Keep in mind, as a final note, that all of the foregoing is for a laminar boundary layer—although the second part of the conclusion, that boundary-layer thickness is proportional to some Reynolds number defined on the size of the body, is qualitatively true for a turbulent boundary layer as well.

You might be wondering how thick boundary layers really are. This is something you can think about the next time you are sitting in a window seat over the wing, several miles above the Earth. How thick is the boundary layer at a distance of, say, one meter from the leading edge of the wing, when the plane is traveling at 500 miles an hour? There is an exact solution for the thickness of a laminar boundary layer as a function of the Reynolds number \(\text{Re}_{x}\) based on free- stream velocity and distance from the leading edge:

\[\delta=4.99 \mathrm{Re}_{x}^{-1 / 2} \label{3.21} \]

(The derivation of Equation \ref{3.21} is a little beyond this course; see Tritton, 1988, p. 127–129 if you are interested in pursuing it further.) Assuming an air temperature of \(-50^{\circ} \mathrm{C}\) and an altitude of \(35,000\) feet, the density of the air is about \(10^{-3} \mathrm{g} / \mathrm{cm}^{3}\) and the viscosity is something like \(1.5 \times 10^{-4}\) poise. Substituting the various values into Equation \ref{3.21}, we find that the boundary-layer thickness is a few hundredths of a millimeter. The boundary layer on the roof of your car at \(65 \mathrm{mph}\) is much thicker, by about an order of magnitude, because the air speed is so much slower.
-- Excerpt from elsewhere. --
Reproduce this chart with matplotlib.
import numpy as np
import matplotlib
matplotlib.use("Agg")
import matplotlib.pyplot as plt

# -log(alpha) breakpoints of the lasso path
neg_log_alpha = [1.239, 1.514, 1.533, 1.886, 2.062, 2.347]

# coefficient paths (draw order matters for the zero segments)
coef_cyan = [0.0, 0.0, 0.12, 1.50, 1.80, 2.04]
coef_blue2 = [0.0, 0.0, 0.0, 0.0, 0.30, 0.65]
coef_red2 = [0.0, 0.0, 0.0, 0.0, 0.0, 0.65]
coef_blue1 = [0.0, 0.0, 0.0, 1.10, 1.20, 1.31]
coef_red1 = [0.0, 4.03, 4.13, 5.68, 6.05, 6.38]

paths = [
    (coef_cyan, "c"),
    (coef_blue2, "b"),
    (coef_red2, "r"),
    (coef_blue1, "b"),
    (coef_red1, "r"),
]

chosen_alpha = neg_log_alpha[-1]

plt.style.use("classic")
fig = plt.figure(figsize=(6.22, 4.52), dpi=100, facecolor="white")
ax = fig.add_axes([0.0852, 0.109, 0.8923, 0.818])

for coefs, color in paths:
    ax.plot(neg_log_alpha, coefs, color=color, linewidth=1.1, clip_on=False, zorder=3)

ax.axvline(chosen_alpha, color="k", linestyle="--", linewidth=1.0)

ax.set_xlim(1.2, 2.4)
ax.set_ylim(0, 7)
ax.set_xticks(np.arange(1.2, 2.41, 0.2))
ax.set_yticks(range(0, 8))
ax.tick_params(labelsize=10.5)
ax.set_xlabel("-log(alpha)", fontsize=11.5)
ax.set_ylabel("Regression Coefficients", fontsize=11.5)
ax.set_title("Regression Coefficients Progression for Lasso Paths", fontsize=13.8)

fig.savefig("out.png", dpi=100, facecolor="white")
## Some Flows are "All Boundary Layer"

An example of the boundary layer growing to fill the entire flow is an open-channel flow that has just emerged from a sluice-like outlet at the bottom of a large reservoir of water (Figure \(\PageIndex{5}\)). Right at the inlet, the entire flow could be considered the “free stream”. As the flow passes down the channel, a boundary layer grows upward into the flow from the bottom. If the minor effect of friction with the atmosphere is neglected, no boundary layer develops at the upper surface of the flow. Eventually the growing boundary layer reaches the surface, and from that point downstream the river is all boundary layer!
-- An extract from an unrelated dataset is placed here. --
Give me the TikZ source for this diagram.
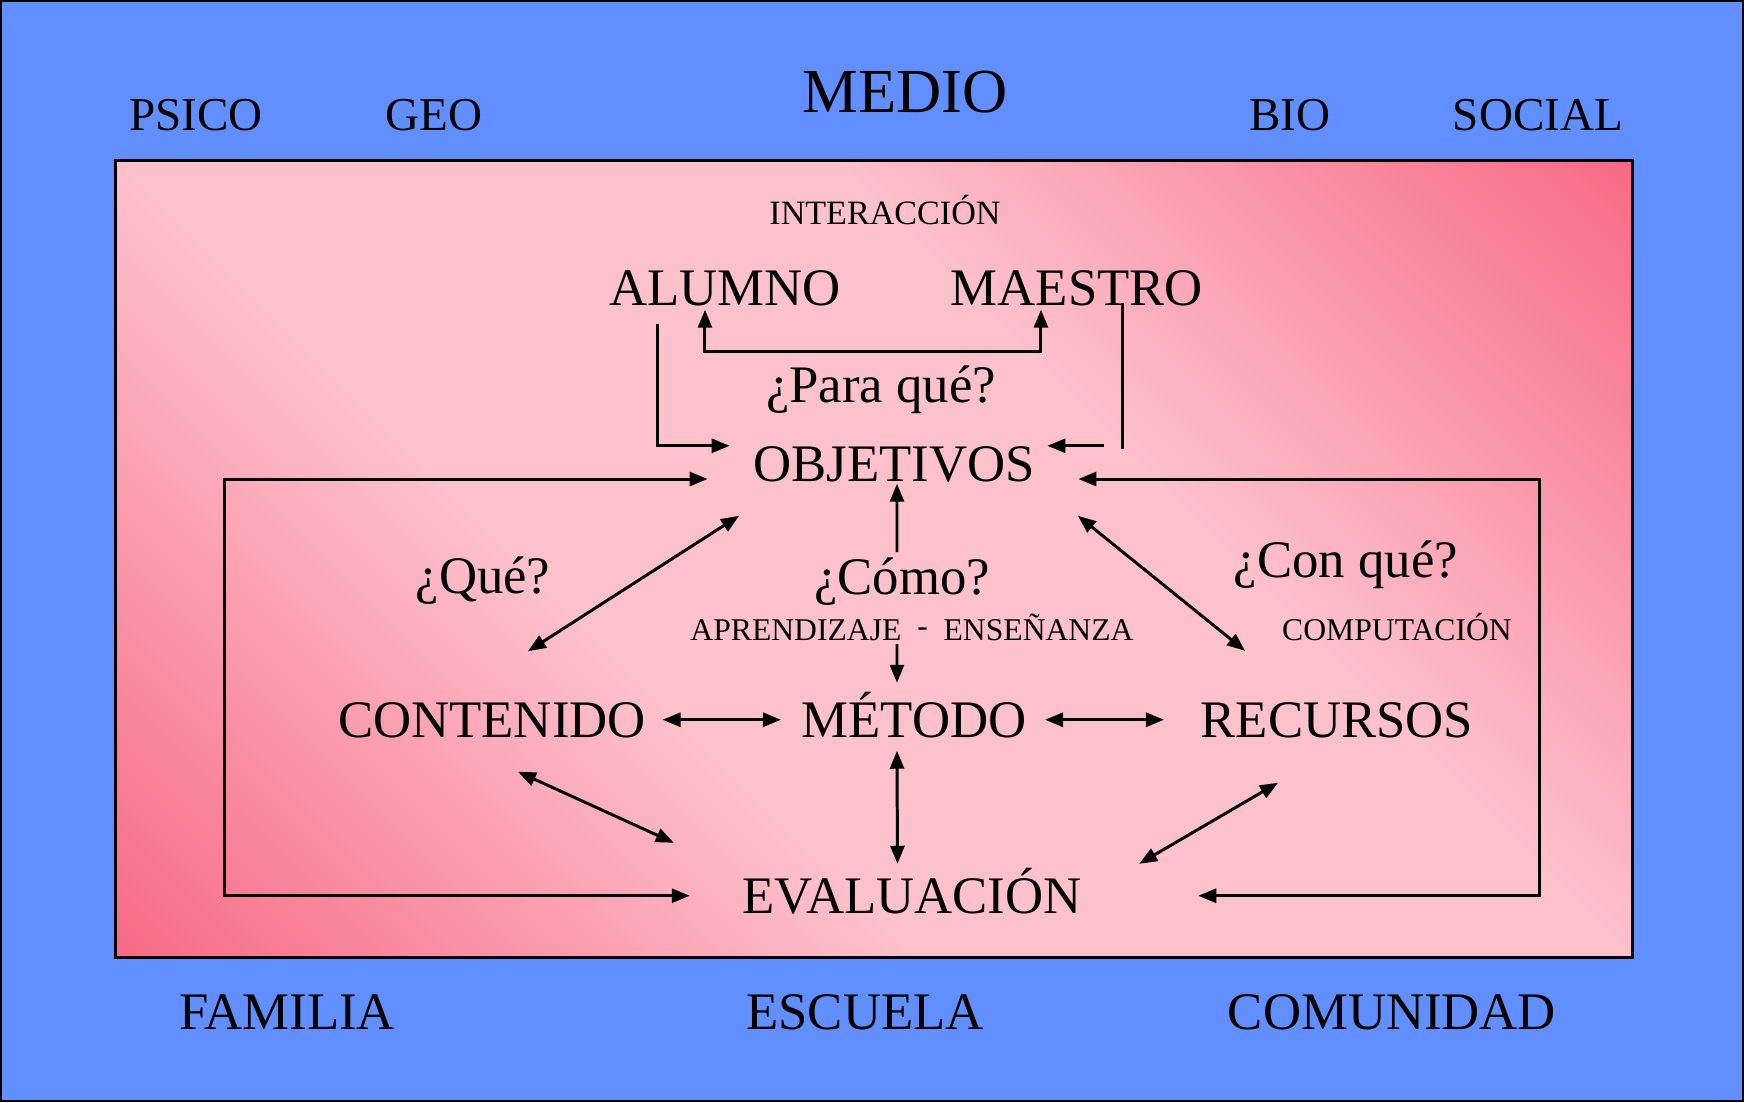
\documentclass[tikz,border=0pt]{standalone}
\usepackage{fontspec}
\setmainfont{Liberation Serif}
\usepackage{xcolor}
\usetikzlibrary{arrows.meta}
\definecolor{azulmedio}{RGB}{98,143,255}
\definecolor{rosaclaro}{RGB}{253,193,204}
\definecolor{rosaoscuro}{RGB}{246,104,132}
\pgfdeclarehorizontalshading{rosado}{100bp}{color(0bp)=(rosaoscuro); color(14bp)=(rosaoscuro); color(39bp)=(rosaclaro); color(61bp)=(rosaclaro); color(86bp)=(rosaoscuro); color(100bp)=(rosaoscuro)}

\begin{document}
\begin{tikzpicture}[x=0.01cm, y=-0.01cm, >={Triangle[length=0.18cm,width=0.14cm]},
  concepto/.style={font=\fontsize{15}{18}\selectfont, anchor=base, text height=0.345cm, text depth=0cm, inner sep=0cm},
  pregunta/.style={font=\fontsize{15}{18}\selectfont, anchor=base, inner sep=0cm},
  nota/.style={font=\fontsize{9}{11}\selectfont, anchor=base, inner sep=0cm},
  ambito/.style={font=\fontsize{13.4}{16}\selectfont, anchor=base, inner sep=0cm},
  enlace/.style={line width=0.85pt}]
\fill[azulmedio] (0,0) rectangle (1744,1102);
\draw[line width=0.02cm] (1,1) rectangle (1743,1101);
\shade[shading=rosado, shading angle=45] (115.5,160.5) rectangle (1632.5,957.5);
\draw[line width=0.027cm] (115.5,160.5) rectangle (1632.5,957.5);

\draw node(psico)[ambito] at (196,130) {PSICO};
\draw node(geo)[ambito] at (434,130) {GEO};
\draw node(medio)[ambito, font=\fontsize{17.8}{21}\selectfont] at (905,112) {MEDIO};
\draw node(bio)[ambito] at (1290,130) {BIO};
\draw node(social)[ambito] at (1538,130) {SOCIAL};
\draw node(interaccion)[nota, font=\fontsize{9.7}{11}\selectfont] at (885,224) {INTERACCIÓN};
\draw node(alumno)[concepto] at (725,305) {ALUMNO};
\draw node(maestro)[concepto] at (1077,305) {MAESTRO};
\draw node(paraque)[pregunta] at (881,402) {¿Para qué?};
\draw node(objetivos)[concepto] at (894,481) {OBJETIVOS};
\draw node(que)[pregunta] at (483,593) {¿Qué?};
\draw node(como)[pregunta] at (902,594) {¿Cómo?};
\draw node(conque)[pregunta] at (1346,577) {¿Con qué?};
\draw node(aprendizaje)[nota] at (912,640) {APRENDIZAJE\hspace{0.5em}\raisebox{0.12em}{-}\hspace{0.5em}ENSEÑANZA};
\draw node(computacion)[nota] at (1397,640) {COMPUTACIÓN};
\draw node(contenido)[concepto] at (492,737) {CONTENIDO};
\draw node(metodo)[concepto] at (914,737) {MÉTODO};
\draw node(recursos)[concepto] at (1337,737) {RECURSOS};
\draw node(evaluacion)[concepto] at (912,913) {EVALUACIÓN};
\draw node(familia)[concepto] at (287,1029) {FAMILIA};
\draw node(escuela)[concepto] at (865,1029) {ESCUELA};
\draw node(comunidad)[concepto] at (1392,1029) {COMUNIDAD};

\draw[enlace,<->] ([xshift=-0.2cm,yshift=-0.04cm]alumno.south) -- ++(0,42) -| ([xshift=-0.36cm,yshift=-0.04cm]maestro.south);
\draw[enlace,->] ([xshift=-0.67cm,yshift=-0.18cm]alumno.south) |- ([xshift=-0.23cm]objetivos.north west);
\draw[enlace] ([xshift=0.45cm,yshift=0.03cm]maestro.south) -- ++(0,146);
\draw[enlace,->] ([xshift=0.69cm]objetivos.north east) -- ([xshift=0.12cm]objetivos.north east);
\draw[enlace,<->] ([xshift=-0.45cm,yshift=0.02cm]objetivos.base west) -- ++(-483,0) |- ([xshift=-0.52cm]evaluacion.west);
\draw[enlace,<->] ([xshift=0.43cm,yshift=0.02cm]objetivos.base east) -- ++(461,0) |- ([xshift=1.16cm]evaluacion.east);
\draw[enlace,<->] ([xshift=-0.135cm,yshift=-0.34cm]objetivos.south west) -- ([xshift=0.36cm,yshift=0.505cm]contenido.north);
\draw[enlace,<->] ([xshift=0.425cm,yshift=-0.34cm]objetivos.south east) -- ([xshift=0.45cm,yshift=0.51cm]recursos.north west);
\draw[enlace,<->] ([xshift=0.26cm,yshift=-0.34cm]contenido.south) -- ([xshift=-0.68cm,yshift=0.35cm]evaluacion.north west);
\draw[enlace,<->] ([xshift=0.78cm,yshift=-0.45cm]recursos.south west) -- ([xshift=0.57cm,yshift=0.14cm]evaluacion.north east);
\draw[enlace,<->] ([xshift=0.16cm]contenido.east) -- ([xshift=-0.2cm]metodo.west);
\draw[enlace,<->] ([xshift=0.18cm]metodo.east) -- ([xshift=-0.36cm]recursos.west);
\draw[enlace,->] ([xshift=-0.05cm,yshift=0.045cm]como.north) -- ([xshift=0.03cm,yshift=-0.02cm]objetivos.south);
\draw[enlace,->] ([xshift=-0.15cm,yshift=-0.03cm]aprendizaje.south) -- ([xshift=-0.17cm,yshift=0.19cm]metodo.north);
\draw[enlace,<->] ([xshift=-0.17cm,yshift=-0.13cm]metodo.south) -- ([xshift=-0.145cm,yshift=0.14cm]evaluacion.north);
\end{tikzpicture}
\end{document}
In a situation like this, boundary-layer development is typically complete in a downchannel distance equal to something like a few tens of flow depths. Upstream, in the zone of boundary-layer growth, the boundary layer is nonuniform, in that it is different at each section; downstream, in the zone of fully established flow, the boundary layer is uniform, in that it looks the same at every cross section.

## Internal Boundary Layers

Finally, there can be boundary layers within boundary layers. Such boundary layers are called **internal boundary layers**. Suppose that a thick boundary layer is developing on a broad surface in contact with a flow, or a boundary layer has already grown to the full lateral extent of the flow, as in a river. Any solid object of restricted size immersed in that boundary layer, located either on the boundary, like some kind of irregularity or protuberance, or within the flow, like part of a submarine structure, causes the local development of another boundary layer (Figure \(\PageIndex{6}\)).